Feriados podem ser instrumentos de coesão social, para homenagear certos símbolos, tradições e uma história em comum. Assim sendo, a despeito de perdas na produção econômica, podem haver ganhos de outra ordem. De maneira análoga, um trabalho de Campante e Yanagizawa-Drott (2015) encontrou que mais horas de jejum no Ramadã (mês sagrado para os muçulmanos) em países de maioria islâmica implica em perdas na atividade econômica, entretanto a sensação de felicidade aumenta. Ou seja, mesmo tendo perdas na sua riqueza material devido ao Ramadã, existem fatores subjetivos que acabam por aumentar o bem-estar da população desses países.
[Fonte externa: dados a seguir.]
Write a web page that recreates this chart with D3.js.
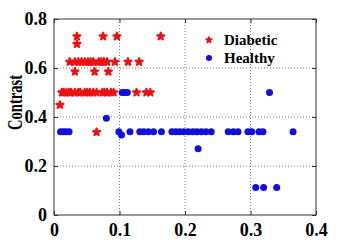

O próprio estudo de Rosso e Wagner, apesar de encontrar um efeito negativo para a atividade econômica na média, reporta um ganho na sensação de felicidade relacionado a mais feriados. Como, mais do que a riqueza material puramente, em geral deseja-se aumentar o bem-estar médio da população, não podemos descartar essas evidências.

 

Considerando que a população negra no Brasil, apesar de numerosa, é historicamente marginalizada, a introdução de um feriado a mais para homenagear essa parcela do povo e sua história de luta e resistência parece ter um custo relativamente pequeno frente aos potenciais ganhos. Será que 0,08% do PIB, ou menos de um décimo de um por cento, é demais frente a necessidade de relembrar e exaltar a imensa contribuição dos povos de origem africana para a cultura e formação de nosso país?